La variabile del tempo in questo periodo storico, più che in altri passati, condiziona in modo inequivocabile la qualità della vita. Avere del tempo libero, nell’accezione dell’otium degli antichi, quindi non impegnato da qualche svago, ma semplicemente a disposizione del non fare per lasciare spazio a noi, a quello che scorre dentro di noi e al nostro io che possa emergere, sembra non esistere più. La vita è scandita dal fare, dal nostro bisogno continuo di inserire appuntamenti, commissioni, serate, incontri, acquisti, mode del momento. Tutte queste cose concrete che riempiono le nostre giornate offrono ciascuna qualcosa di buono, talvolta hanno un risvolto positivo sul nostro umore, altre volte ci sembrano occasioni da non perdere, altre ancora rappresentano qualcosa di effimero ed evanescente che ci fa sentire bene, ma poi tutto svanisce come in una bolla di sapone. Questo folle turbinio di cose da fare talvolta lo ricerchiamo attivamente, altre ne siamo intrappolati senza esserne consapevoli, ma sempre così ben organizzati da riuscire a fare stare tantissime cose. Peccato che tra tanto “fare” ci si perda: resta fuori la persona, il contatto con se stessa, con quello che le capita dentro, che si muove, che racconta ciò che sente. Ci sono poi situazioni, periodi o modi di stare al mondo che per definizione cercano attivamente questo comportamento, il riempirsi la vita e la testa di “fare” e di “cose”, o per colmare la sensazione di vuoto e il sentirsi smarriti, o per annullare la possibilità di percepire cosa accade dentro, troppo spaventati dal contatto con una “pancia” emotiva, ben nascosta e archiviata nelle profondità, al fine di evitarne una fuoriuscita. In questo caso si tratta di una emotività congelata, cristallizzata e intoccabile. La paura che qualcosa possa emergere è molto alta, a tal punto che i meccanismi di difesa lavorano al fine di mantenere un equilibrio psichico nel quale portare avanti la propria esistenza, anche se perdendo il contatto con se stessi.

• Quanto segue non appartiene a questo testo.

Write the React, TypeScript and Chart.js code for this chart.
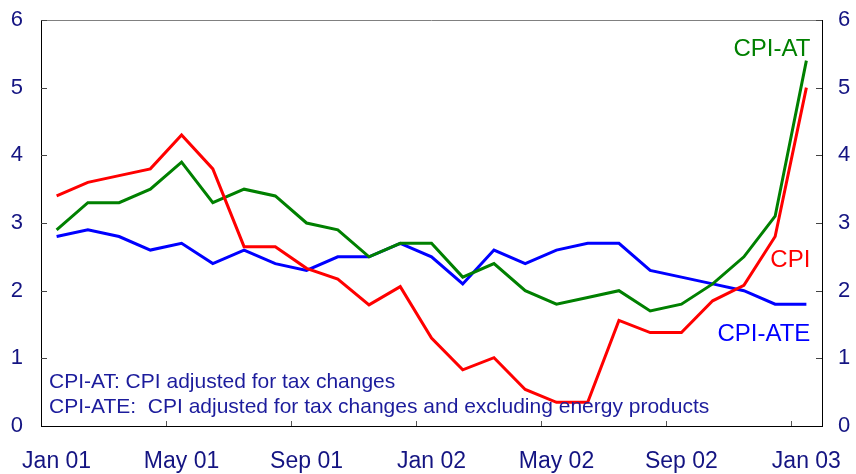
import React, { useEffect, useRef } from "react";
import { Chart, registerables } from "chart.js";

Chart.register(...registerables);

const months = [
  "Jan 01", "Feb 01", "Mar 01", "Apr 01", "May 01", "Jun 01", "Jul 01", "Aug 01", "Sep 01", "Oct 01", "Nov 01", "Dec 01",
  "Jan 02", "Feb 02", "Mar 02", "Apr 02", "May 02", "Jun 02", "Jul 02", "Aug 02", "Sep 02", "Oct 02", "Nov 02", "Dec 02",
  "Jan 03",
];
const cpi = [3.4, 3.6, 3.7, 3.8, 4.3, 3.8, 2.65, 2.65, 2.33, 2.17, 1.79, 2.06, 1.3, 0.83, 1.01, 0.54, 0.35, 0.35, 1.56, 1.38, 1.38, 1.85, 2.08, 2.8, 5.0];
const cpiAT = [2.9, 3.3, 3.3, 3.5, 3.9, 3.3, 3.5, 3.4, 3.0, 2.9, 2.5, 2.7, 2.7, 2.2, 2.4, 2.0, 1.8, 1.9, 2.0, 1.7, 1.8, 2.1, 2.5, 3.1, 5.4];
const cpiATE = [2.8, 2.9, 2.8, 2.6, 2.7, 2.4, 2.6, 2.4, 2.3, 2.5, 2.5, 2.7, 2.5, 2.1, 2.6, 2.4, 2.6, 2.7, 2.7, 2.3, 2.2, 2.1, 2.0, 1.8, 1.8];
const noteLines = [
  "CPI-AT: CPI adjusted for tax changes",
  "CPI-ATE:  CPI adjusted for tax changes and excluding energy products",
];

const FONT = "Liberation Sans, Arial, sans-serif";
const TICK_COLOR = "#141482";
const NOTE_COLOR = "#1c1c9c";

const decorPlugin = {
  id: "decor",
  afterDatasetsDraw(chart: any) {
    const { ctx, chartArea, scales } = chart;
    const x = scales.x;
    const y = scales.y;
    const half = (x.getPixelForValue(1) - x.getPixelForValue(0)) / 2;
    ctx.save();
    // top border
    ctx.strokeStyle = "#808080";
    ctx.lineWidth = 1;
    ctx.beginPath();
    ctx.moveTo(chartArea.left, chartArea.top + 0.5);
    ctx.lineTo(chartArea.right, chartArea.top + 0.5);
    ctx.stroke();
    // x inner ticks
    ctx.strokeStyle = "#555";
    for (let i = 4; i <= months.length; i += 4) {
      const px = Math.round(x.getPixelForValue(i) - half) + 0.5;
      ctx.beginPath();
      ctx.moveTo(px, chartArea.bottom);
      ctx.lineTo(px, chartArea.bottom - 5);
      ctx.stroke();
    }
    // y inner ticks
    ctx.strokeStyle = "#444";
    for (let v = 1; v <= 6; v++) {
      const py = Math.round(y.getPixelForValue(v)) + 0.5;
      ctx.beginPath();
      ctx.moveTo(chartArea.left, py);
      ctx.lineTo(chartArea.left + 6, py);
      ctx.moveTo(chartArea.right, py);
      ctx.lineTo(chartArea.right - 6, py);
      ctx.stroke();
    }
    // series labels
    const lastX = x.getPixelForValue(months.length - 1) + 4;
    ctx.font = `24px ${FONT}`;
    ctx.textAlign = "right";
    ctx.textBaseline = "middle";
    ctx.fillStyle = "#008000";
    ctx.fillText("CPI-AT", lastX, y.getPixelForValue(5.57));
    ctx.fillStyle = "#ff0000";
    ctx.fillText("CPI", lastX, y.getPixelForValue(2.45));
    ctx.fillStyle = "#0000ff";
    ctx.fillText("CPI-ATE", lastX, y.getPixelForValue(1.36));
    // notes
    ctx.font = `21px ${FONT}`;
    ctx.textAlign = "left";
    ctx.textBaseline = "alphabetic";
    ctx.fillStyle = NOTE_COLOR;
    noteLines.forEach((t, i) => {
      ctx.fillText(t, chartArea.left + 8, chartArea.bottom - 38 + i * 25);
    });
    ctx.restore();
  },
};

const noPad = (s: any) => {
  s.paddingTop = 0;
  s.paddingBottom = 0;
  s.paddingLeft = 0;
  s.paddingRight = 0;
};

export default function App() {
  const ref = useRef<HTMLCanvasElement>(null);
  useEffect(() => {
    if (!ref.current) return;
    const chart = new Chart(ref.current, {
      type: "line",
      data: {
        labels: months,
        datasets: [
          { label: "CPI", data: cpi, borderColor: "#ff0000", borderWidth: 3, pointRadius: 0, tension: 0 },
          { label: "CPI-AT", data: cpiAT, borderColor: "#008000", borderWidth: 3, pointRadius: 0, tension: 0 },
          { label: "CPI-ATE", data: cpiATE, borderColor: "#0000ff", borderWidth: 3, pointRadius: 0, tension: 0 },
        ],
      },
      options: {
        animation: false,
        responsive: false,
        maintainAspectRatio: false,
        layout: { padding: { top: 20, left: 0, right: 0, bottom: 0 } },
        plugins: { legend: { display: false }, tooltip: { enabled: false } },
        scales: {
          x: {
            type: "category",
            offset: true,
            grid: { display: false, drawTicks: false },
            border: { display: true, color: "#000", width: 1 },
            ticks: {
              autoSkip: false,
              maxRotation: 0,
              padding: 22,
              color: TICK_COLOR,
              font: { family: FONT, size: 23 },
              callback: (_v: any, i: number) => (i % 4 === 0 ? months[i] : ""),
            },
            afterFit: (s: any) => { s.height = 48; noPad(s); },
          },
          y: {
            position: "left",
            min: 0,
            max: 6,
            grid: { display: false, drawTicks: false },
            border: { display: true, color: "#000", width: 1 },
            ticks: { stepSize: 1, padding: 18, color: TICK_COLOR, font: { family: FONT, size: 22 } },
            afterFit: (s: any) => { s.width = 41; noPad(s); },
          },
          y2: {
            position: "right",
            min: 0,
            max: 6,
            grid: { display: false, drawTicks: false },
            border: { display: true, color: "#000", width: 1 },
            ticks: { stepSize: 1, padding: 16, color: TICK_COLOR, font: { family: FONT, size: 22 } },
            afterFit: (s: any) => { s.width = 34; noPad(s); },
          },
        },
      },
      plugins: [decorPlugin],
    });
    return () => chart.destroy();
  }, []);
  return (
    <div style={{ position: "absolute", left: 0, top: 0, width: 856, height: 474, background: "#fff" }}>
      <canvas ref={ref} width={856} height={474} />
    </div>
  );
}
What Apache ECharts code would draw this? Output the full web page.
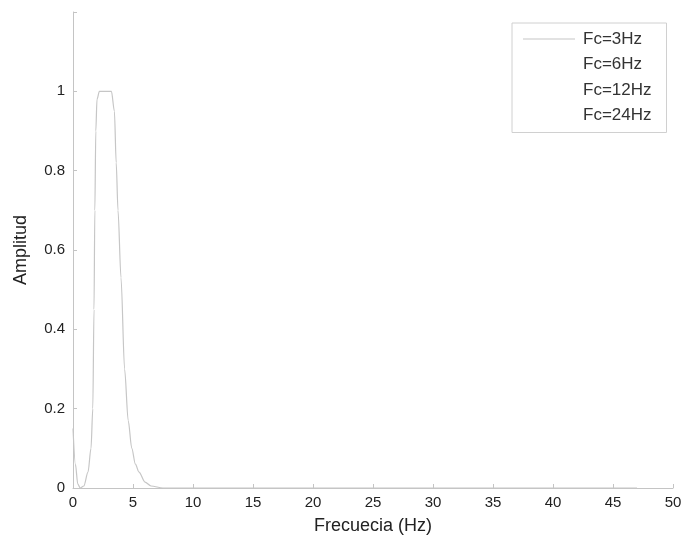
<!DOCTYPE html>
<html>
<head>
<meta charset="utf-8">
<script src="https://cdn.jsdelivr.net/npm/echarts@6/dist/echarts.min.js"></script>
<style>
  html, body { margin: 0; padding: 0; background: #fff; }
  #chart { width: 687px; height: 540px; }
</style>
</head>
<body>
<div id="chart"></div>
<script>
// values (only the Fc=3Hz trace is visible)
const freq3 = [0, 0.2, 0.4, 0.6, 0.9, 1.25, 1.5, 1.65, 1.75, 1.82, 1.9, 2.0, 2.2, 3.2, 3.45, 3.6, 3.75, 4.0, 4.3, 4.6, 4.9, 5.2, 5.5, 6.0, 6.5, 7.5, 47];
const amp3  = [0.15, 0.06, 0.01, 0, 0.005, 0.04, 0.1, 0.2, 0.45, 0.7, 0.9, 0.98, 1.0, 1.0, 0.95, 0.82, 0.7, 0.53, 0.3, 0.17, 0.1, 0.06, 0.04, 0.015, 0.005, 0, 0];
const seriesNames = ['Fc=3Hz', 'Fc=6Hz', 'Fc=12Hz', 'Fc=24Hz'];
const xTicks = [0, 5, 10, 15, 20, 25, 30, 35, 40, 45, 50];
const yTicks = [0, 0.2, 0.4, 0.6, 0.8, 1];

const myChart = echarts.init(document.getElementById('chart'));

const font = 'Arial, "Liberation Sans", sans-serif';
const axisGray = '#c4c4c4';
const traceGray = '#c6c6c6';

const series = seriesNames.map((name, i) => ({
  name: name,
  type: 'line',
  symbol: 'none',
  smooth: 0.3,
  smoothMonotone: 'x',
  lineStyle: { width: 1.2, color: i === 0 ? traceGray : '#ffffff' },
  itemStyle: { color: i === 0 ? traceGray : '#ffffff' },
  data: i === 0 ? freq3.map((f, k) => [f, amp3[k]]) : []
}));

myChart.setOption({
  animation: false,
  grid: { left: 73, right: 14, top: 12, bottom: 48 },
  legend: {
    left: 512,
    top: 23,
    orient: 'vertical',
    icon: 'rect',
    padding: [7, 15, 8, 11],
    itemWidth: 52,
    itemHeight: 1,
    itemGap: 7.5,
    borderColor: '#d0d0d0',
    borderWidth: 1,
    textStyle: { fontFamily: font, fontSize: 17, lineHeight: 18, color: '#333', padding: [0, 0, 0, 3] },
    data: seriesNames
  },
  xAxis: {
    type: 'value',
    min: 0,
    max: 50,
    interval: 5,
    name: 'Frecuecia (Hz)',
    nameLocation: 'middle',
    nameGap: 29,
    nameTextStyle: { fontFamily: font, fontSize: 18, color: '#222' },
    axisLine: { lineStyle: { color: axisGray, width: 1 } },
    axisTick: { inside: true, length: 4, lineStyle: { color: axisGray } },
    splitLine: { show: false },
    axisLabel: {
      fontFamily: font, fontSize: 15, color: '#222', margin: 7,
      formatter: v => xTicks.includes(v) ? String(v) : ''
    }
  },
  yAxis: {
    type: 'value',
    min: 0,
    max: 1.2,
    interval: 0.2,
    name: 'Amplitud',
    nameLocation: 'middle',
    nameGap: 43,
    nameTextStyle: { fontFamily: font, fontSize: 18, color: '#222' },
    axisLine: { show: true, lineStyle: { color: axisGray, width: 1 } },
    axisTick: { inside: true, length: 4, lineStyle: { color: axisGray } },
    splitLine: { show: false },
    axisLabel: {
      fontFamily: font, fontSize: 15, color: '#222', margin: 8,
      formatter: v => {
        const r = Math.round(v * 10) / 10;
        return yTicks.includes(r) ? String(r) : '';
      }
    }
  },
  series: series
});
</script>
</body>
</html>
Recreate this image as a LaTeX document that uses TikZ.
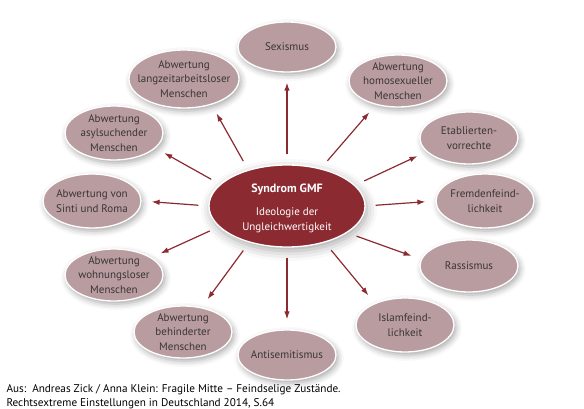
\documentclass[tikz,border=0pt]{standalone}
\usepackage{fontspec}
\setmainfont{PT Sans}
\usetikzlibrary{shapes.geometric}
\usetikzlibrary{arrows.meta}
\usetikzlibrary{shadows.blur}

\definecolor{gmfred}{HTML}{8C2A31}
\definecolor{gmfrose}{HTML}{B99CA0}
\definecolor{gmftext}{HTML}{3A3536}

\begin{document}
\begin{tikzpicture}[
        x=1pt, y=-1pt,
        every node/.style={font=\fontsize{11}{14.5}\selectfont},
        facet/.style={ellipse, fill=gmfrose, draw=white, line width=1.3pt, inner sep=0pt,
            minimum width=98pt, minimum height=52pt,
            blur shadow={shadow xshift=2pt, shadow yshift=-3pt, shadow blur radius=6pt, shadow opacity=35}},
        core/.style={ellipse, fill=gmfred, draw=white, line width=1.3pt, inner sep=0pt,
            minimum width=156pt, minimum height=82pt,
            blur shadow={shadow xshift=2pt, shadow yshift=-4pt, shadow blur radius=10pt, shadow opacity=35}},
        txt/.style={align=center, text=gmftext},
        arrow/.style={-{Latex[length=8pt,width=5.5pt]}, line width=1.2pt, draw=gmfred,
            shorten <=10pt, shorten >=10pt}
    ]

        \useasboundingbox (0,0) rectangle (584,409);

        % -------------------------------------------------
        % Zentrum
        % -------------------------------------------------
        \node[core, label={[align=center, text=white, yshift=-2pt]center:{\fontsize{12}{14.5}\selectfont\textbf{Syndrom GMF}}\\[9pt]Ideologie der\\Ungleichwertigkeit}] (gmf) at (287,206) {};

        % -------------------------------------------------
        % Elemente im Kreis
        % -------------------------------------------------
        \node[facet, minimum height=50pt, label={[txt]center:Sexismus}] (sex) at (287,47) {};
        \node[facet, minimum width=110pt, minimum height=58pt, label={[txt]center:Abwertung\\langzeitarbeitsloser\\Menschen}] (lza) at (184,79) {};
        \node[facet, minimum height=54pt, label={[txt]center:Abwertung\\asylsuchender\\Menschen}] (asyl) at (114,133) {};
        \node[facet, minimum height=54pt, label={[txt]center:Abwertung von\\Sinti und Roma}] (sinti) at (92,201) {};
        \node[facet, label={[txt]center:Abwertung\\wohnungsloser\\Menschen}] (wohn) at (114,275) {};
        \node[facet, label={[txt]center:Abwertung\\behinderter\\Menschen}] (behind) at (183,332) {};
        \node[facet, minimum height=50pt, label={[txt]center:Antisemitismus}] (anti) at (287,355) {};
        \node[facet, minimum height=54pt, label={[txt]center:Islamfeind-\\lichkeit}] (islam) at (405,325) {};
        \node[facet, label={[txt]center:Rassismus}] (rass) at (469,266) {};
        \node[facet, minimum height=54pt, label={[txt]center:Fremdenfeind-\\lichkeit}] (fremd) at (485,201) {};
        \node[facet, label={[txt]center:Etablierten-\\vorrechte}] (etab) at (469,138) {};
        \node[facet, label={[txt]center:Abwertung\\homosexueller\\Menschen}] (homo) at (398,81) {};

        % Pfeile
        \draw[arrow] (gmf.90) -- (sex.-90);
        \draw[arrow] (gmf.137) -- (lza.-43);
        \draw[arrow] (gmf.162) -- (asyl.-20);
        \draw[arrow] (gmf.180) -- (sinti.0);
        \draw[arrow] (gmf.-163) -- (wohn.25);
        \draw[arrow] (gmf.-136) -- (behind.53);
        \draw[arrow] (gmf.-90) -- (anti.90);
        \draw[arrow] (gmf.-44) -- (islam.144);
        \draw[arrow] (gmf.-24) -- (rass.172);
        \draw[arrow] (gmf.0) -- (fremd.180);
        \draw[arrow] (gmf.17) -- (etab.-162);
        \draw[arrow] (gmf.48) -- (homo.-133);

        % Quelle
        \node[anchor=west, align=left, font=\fontsize{11.2}{14}\selectfont] (quelle) at (3,397)
            {Aus:\ \ Andreas Zick / Anna Klein: Fragile Mitte – Feindselige Zustände.\\Rechtsextreme Einstellungen in Deutschland 2014, S.64};

    \end{tikzpicture}
\end{document}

Purtroppo però questa condizione, o scelta di vita, a lungo andare, lungi dall’essere gratificante, ci lascia svuotati e in balia di un senso di inquietudine e di insoddisfazione.
L’immagine simbolica più frequente in questi casi è quella dell’iceberg, non solo in relazione a quanto è congelato nel profondo dell’animo umano, ma anche a rappresentare la proporzione tra quanto appare al di sopra del pelo dell’acqua, visibile alla coscienza, e quanto invece resta sommerso e inaccessibile. Se desideriamo esprimere al massimo il nostro potenziale, prenderci cura di quella parte nascosta, sofferente e congelata, urge affrontare quello che stiamo tenendo celato. Affrontare il sommerso, e quindi l’inconscio, è un percorso, un cammino che richiede dedizione, tenacia, pazienza e desiderio, ed insieme anche la guida di un terapeuta capace di sostenere la persona nelle difficoltà, nelle paure, negli intoppi, negli imprevisti e nelle strade chiuse che si incontreranno lungo il cammino.
Dovremmo allora, reimparare ad utilizzare la capacità di conservare un tempo vuoto, un vuoto positivo e costruttivo, promotore di un ascolto di noi stessi e del nostro vero sentire, quel sentire che può dare direzione alle nostre scelte, così da valorizzare il tempo attraverso la qualità di ciò che decidiamo sia prezioso per noi. Solo se impariamo ad ascoltare quello che abbiamo dentro, il modo in cui ci sentiamo in quel dato momento, potremo valutare con attenzione, e in modo del tutto personale, l’infinita possibilità che si dischiude attorno a noi. La sensibilità di ascoltare il proprio io va allenata e, talvolta persino recuperata, in quanto non è semplice riuscire a far tacere gli stimoli che costantemente ci colpiscono e ci attraggono deviando i nostri istinti interni.
La psicoterapia individuale è un percorso di ricerca di se, e uno spazio e un tempo fermo, libero da pressioni esterne, per riappropriarsi di se stessi, per reindirizzare il nostro ascolto empatico prima di tutto a sentire cosa batte dentro il petto, cosa si muove nello stomaco, cosa risale e ribolle e desidera attenzione e primo piano.